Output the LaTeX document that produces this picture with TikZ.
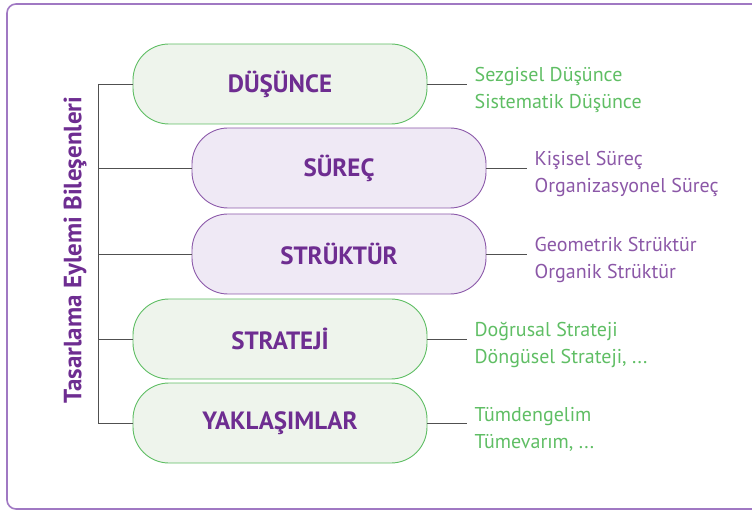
\documentclass[tikz,border=0pt]{standalone}
\usepackage{fontspec}
\setmainfont{PT Sans}
\usetikzlibrary{positioning}

\definecolor{tepurple}{RGB}{110,45,145}
\definecolor{teframe}{RGB}{160,120,195}
\definecolor{tegreen}{RGB}{95,190,100}
\definecolor{tegreenfill}{RGB}{238,244,236}
\definecolor{tepurpleline}{RGB}{140,90,170}
\definecolor{tepurplefill}{RGB}{239,233,245}
\definecolor{telink}{RGB}{80,80,80}

\tikzset{
  pill/.style={rounded corners=36pt, minimum width=294pt, minimum height=80pt,
    font=\fontsize{25}{28}\selectfont\bfseries, text=tepurple, line width=0.9pt},
  greenpill/.style={pill, draw=tegreen, fill=tegreenfill},
  purplepill/.style={pill, draw=tepurpleline, fill=tepurplefill},
  sublabel/.style={anchor=west, align=left, inner sep=7pt, yshift=-6pt,
    font=\fontsize{20}{27}\selectfont},
  link/.style={draw=telink, line width=0.8pt}
}

\begin{document}
\begin{tikzpicture}[x=1pt, y=-1pt]
\useasboundingbox (0,0) rectangle (752,510);

% Frame
\draw[teframe, line width=1.6pt, rounded corners=9pt] (7,4) rectangle (775,509);

% Title
\node[rotate=90, font=\fontsize{25}{28}\selectfont\bfseries, text=tepurple] (title) at (75,250) {Tasarlama Eylemi Bileşenleri};

% Boxes
\node[greenpill] (dusunce) at (280,84) {DÜŞÜNCE};
\node[purplepill] (surec) at (339,168) {SÜREÇ};
\node[purplepill] (struktur) at (339,254) {STRÜKTÜR};
\node[greenpill] (strateji) at (280,339) {STRATEJİ};
\node[greenpill] (yaklasim) at (280,423) {YAKLAŞIMLAR};

% Spine
\coordinate (spinetop) at (98,84);
\coordinate (spinebot) at (98,423);
\draw[link] (spinetop) -- (spinebot);
\draw[link] (spinetop) -- (dusunce.west);
\draw[link] (spinetop |- surec.west) -- (surec.west);
\draw[link] (spinetop |- struktur.west) -- (struktur.west);
\draw[link] (spinetop |- strateji.west) -- (strateji.west);
\draw[link] (spinebot) -- (yaklasim.west);

% Sub labels
\node[sublabel, text=tegreen, right=40pt of dusunce.east] (dusuncesub) {Sezgisel Düşünce\\Sistematik Düşünce};
\node[sublabel, text=tepurple!80, right=41pt of surec.east] (surecsub) {Kişisel Süreç\\Organizasyonel Süreç};
\node[sublabel, text=tepurple!80, right=41pt of struktur.east] (strukturSub) {Geometrik Strüktür\\Organik Strüktür};
\node[sublabel, text=tegreen, right=40pt of strateji.east] (stratejisub) {Doğrusal Strateji\\Döngüsel Strateji, ...};
\node[sublabel, text=tegreen, right=40pt of yaklasim.east] (yaklasimsub) {Tümdengelim\\Tümevarım, ...};

\draw[link] (dusunce.east) -- (dusunce.east -| dusuncesub.west);
\draw[link] (surec.east) -- (surec.east -| surecsub.west);
\draw[link] (struktur.east) -- (struktur.east -| strukturSub.west);
\draw[link] (strateji.east) -- (strateji.east -| stratejisub.west);
\draw[link] (yaklasim.east) -- (yaklasim.east -| yaklasimsub.west);

\end{tikzpicture}
\end{document}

# # # # # # #

**PROBLEM REQUIREMENTS**: Pictures are excluded: retype only the lines from the beginning of the listing above through the line with "text=tepurple] (title) at", both included.

**EXERCISE RESPONSE**:
Output the LaTeX document that produces this picture with TikZ.
\documentclass[tikz,border=0pt]{standalone}
\usepackage{fontspec}
\setmainfont{PT Sans}
\usetikzlibrary{positioning}

\definecolor{tepurple}{RGB}{110,45,145}
\definecolor{teframe}{RGB}{160,120,195}
\definecolor{tegreen}{RGB}{95,190,100}
\definecolor{tegreenfill}{RGB}{238,244,236}
\definecolor{tepurpleline}{RGB}{140,90,170}
\definecolor{tepurplefill}{RGB}{239,233,245}
\definecolor{telink}{RGB}{80,80,80}

\tikzset{
  pill/.style={rounded corners=36pt, minimum width=294pt, minimum height=80pt,
    font=\fontsize{25}{28}\selectfont\bfseries, text=tepurple, line width=0.9pt},
  greenpill/.style={pill, draw=tegreen, fill=tegreenfill},
  purplepill/.style={pill, draw=tepurpleline, fill=tepurplefill},
  sublabel/.style={anchor=west, align=left, inner sep=7pt, yshift=-6pt,
    font=\fontsize{20}{27}\selectfont},
  link/.style={draw=telink, line width=0.8pt}
}

\begin{document}
\begin{tikzpicture}[x=1pt, y=-1pt]
\useasboundingbox (0,0) rectangle (752,510);

% Frame
\draw[teframe, line width=1.6pt, rounded corners=9pt] (7,4) rectangle (775,509);

% Title
\node[rotate=90, font=\fontsize{25}{28}\selectfont\bfseries, text=tepurple] (title) at (75,250) {Tasarlama Eylemi Bileşenleri};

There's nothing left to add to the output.